TASK INPUT –

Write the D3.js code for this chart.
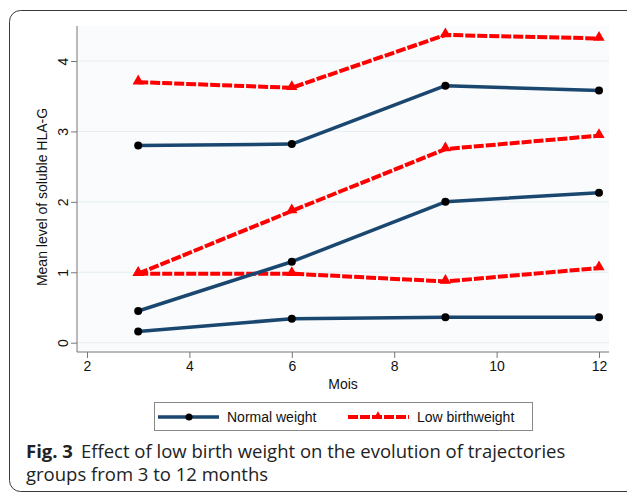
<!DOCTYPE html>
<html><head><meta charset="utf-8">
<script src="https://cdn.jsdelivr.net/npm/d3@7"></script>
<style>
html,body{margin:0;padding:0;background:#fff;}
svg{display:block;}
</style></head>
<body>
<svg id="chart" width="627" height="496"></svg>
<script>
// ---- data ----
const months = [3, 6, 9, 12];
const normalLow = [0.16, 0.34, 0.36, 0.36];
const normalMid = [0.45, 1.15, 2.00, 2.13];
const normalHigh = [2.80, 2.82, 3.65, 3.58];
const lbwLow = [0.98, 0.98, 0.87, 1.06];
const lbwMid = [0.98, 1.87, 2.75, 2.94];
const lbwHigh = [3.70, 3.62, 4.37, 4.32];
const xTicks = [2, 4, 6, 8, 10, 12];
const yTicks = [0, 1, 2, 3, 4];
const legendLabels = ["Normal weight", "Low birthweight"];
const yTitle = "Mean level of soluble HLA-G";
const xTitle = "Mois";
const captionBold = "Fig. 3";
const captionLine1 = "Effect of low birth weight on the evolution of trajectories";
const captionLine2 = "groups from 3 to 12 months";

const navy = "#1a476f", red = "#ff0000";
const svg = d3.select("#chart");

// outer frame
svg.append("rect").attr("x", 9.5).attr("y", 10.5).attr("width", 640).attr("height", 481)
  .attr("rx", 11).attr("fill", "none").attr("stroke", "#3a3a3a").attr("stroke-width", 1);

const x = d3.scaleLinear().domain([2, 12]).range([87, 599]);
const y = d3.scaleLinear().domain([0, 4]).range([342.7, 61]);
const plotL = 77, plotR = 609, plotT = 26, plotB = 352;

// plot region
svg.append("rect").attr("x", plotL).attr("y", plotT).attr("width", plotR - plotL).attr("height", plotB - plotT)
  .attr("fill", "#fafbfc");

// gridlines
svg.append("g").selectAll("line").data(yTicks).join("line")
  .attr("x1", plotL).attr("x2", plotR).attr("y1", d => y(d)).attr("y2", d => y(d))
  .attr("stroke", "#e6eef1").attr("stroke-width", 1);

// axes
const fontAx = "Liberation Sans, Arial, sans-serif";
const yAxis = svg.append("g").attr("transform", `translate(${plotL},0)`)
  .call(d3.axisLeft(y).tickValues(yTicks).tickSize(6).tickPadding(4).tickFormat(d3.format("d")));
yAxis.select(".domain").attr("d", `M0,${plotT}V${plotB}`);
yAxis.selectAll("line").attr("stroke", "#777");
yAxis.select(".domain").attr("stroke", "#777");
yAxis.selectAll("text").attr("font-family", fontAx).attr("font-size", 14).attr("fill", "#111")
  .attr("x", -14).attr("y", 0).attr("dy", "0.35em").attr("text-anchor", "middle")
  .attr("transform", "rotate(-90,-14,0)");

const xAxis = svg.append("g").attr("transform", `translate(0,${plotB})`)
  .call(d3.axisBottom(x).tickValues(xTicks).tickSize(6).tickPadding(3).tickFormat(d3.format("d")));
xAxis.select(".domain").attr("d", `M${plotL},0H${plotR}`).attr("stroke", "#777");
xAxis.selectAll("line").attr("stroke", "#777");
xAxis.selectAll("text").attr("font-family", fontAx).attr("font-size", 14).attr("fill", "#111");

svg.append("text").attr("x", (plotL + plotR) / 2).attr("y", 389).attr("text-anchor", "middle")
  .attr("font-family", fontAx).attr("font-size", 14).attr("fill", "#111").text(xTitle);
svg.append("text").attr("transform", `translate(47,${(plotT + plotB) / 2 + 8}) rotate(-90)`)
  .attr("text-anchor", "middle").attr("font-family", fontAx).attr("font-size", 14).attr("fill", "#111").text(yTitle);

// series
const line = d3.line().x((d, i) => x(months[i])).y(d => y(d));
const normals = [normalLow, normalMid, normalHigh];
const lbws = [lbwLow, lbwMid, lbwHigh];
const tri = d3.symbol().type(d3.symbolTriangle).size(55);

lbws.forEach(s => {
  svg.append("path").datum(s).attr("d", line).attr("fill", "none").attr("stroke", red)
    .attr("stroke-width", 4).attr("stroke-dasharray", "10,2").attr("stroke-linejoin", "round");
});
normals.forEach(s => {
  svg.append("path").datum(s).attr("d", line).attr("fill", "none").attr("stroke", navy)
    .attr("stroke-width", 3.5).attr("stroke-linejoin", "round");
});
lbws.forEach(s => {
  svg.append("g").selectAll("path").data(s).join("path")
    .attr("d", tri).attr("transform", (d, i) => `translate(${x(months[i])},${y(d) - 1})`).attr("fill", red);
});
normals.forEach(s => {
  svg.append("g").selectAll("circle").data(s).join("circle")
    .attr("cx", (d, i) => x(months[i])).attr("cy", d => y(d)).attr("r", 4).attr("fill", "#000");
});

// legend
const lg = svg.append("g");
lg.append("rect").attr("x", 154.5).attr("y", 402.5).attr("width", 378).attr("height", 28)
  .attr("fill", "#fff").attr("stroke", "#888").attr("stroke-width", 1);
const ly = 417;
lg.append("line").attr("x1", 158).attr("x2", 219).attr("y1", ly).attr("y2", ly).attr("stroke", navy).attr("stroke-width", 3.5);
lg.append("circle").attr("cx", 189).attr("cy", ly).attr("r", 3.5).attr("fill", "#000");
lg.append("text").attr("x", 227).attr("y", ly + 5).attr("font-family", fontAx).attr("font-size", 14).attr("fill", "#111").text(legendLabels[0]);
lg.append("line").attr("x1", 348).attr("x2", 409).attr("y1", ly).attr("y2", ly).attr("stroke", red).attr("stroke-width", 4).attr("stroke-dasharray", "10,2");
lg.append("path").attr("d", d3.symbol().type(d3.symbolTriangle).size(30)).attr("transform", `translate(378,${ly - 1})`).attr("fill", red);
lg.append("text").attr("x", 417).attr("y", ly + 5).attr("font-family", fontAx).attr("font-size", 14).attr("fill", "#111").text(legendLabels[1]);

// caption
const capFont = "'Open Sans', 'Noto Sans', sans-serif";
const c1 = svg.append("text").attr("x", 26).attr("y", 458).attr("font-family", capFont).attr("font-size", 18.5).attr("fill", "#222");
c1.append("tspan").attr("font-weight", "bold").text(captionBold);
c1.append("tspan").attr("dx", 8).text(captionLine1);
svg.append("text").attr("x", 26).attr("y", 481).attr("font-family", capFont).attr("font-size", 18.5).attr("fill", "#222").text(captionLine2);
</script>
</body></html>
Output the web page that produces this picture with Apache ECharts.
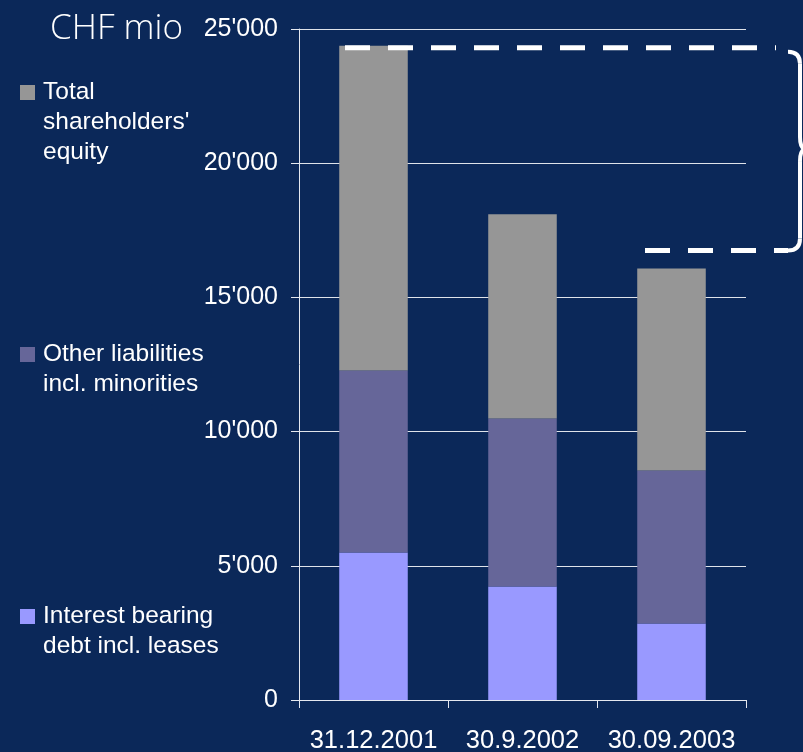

EXERCISE GOAL – Calculate how many lines of the material include the string "this", and state that number by itself.

TASK RESULT – 2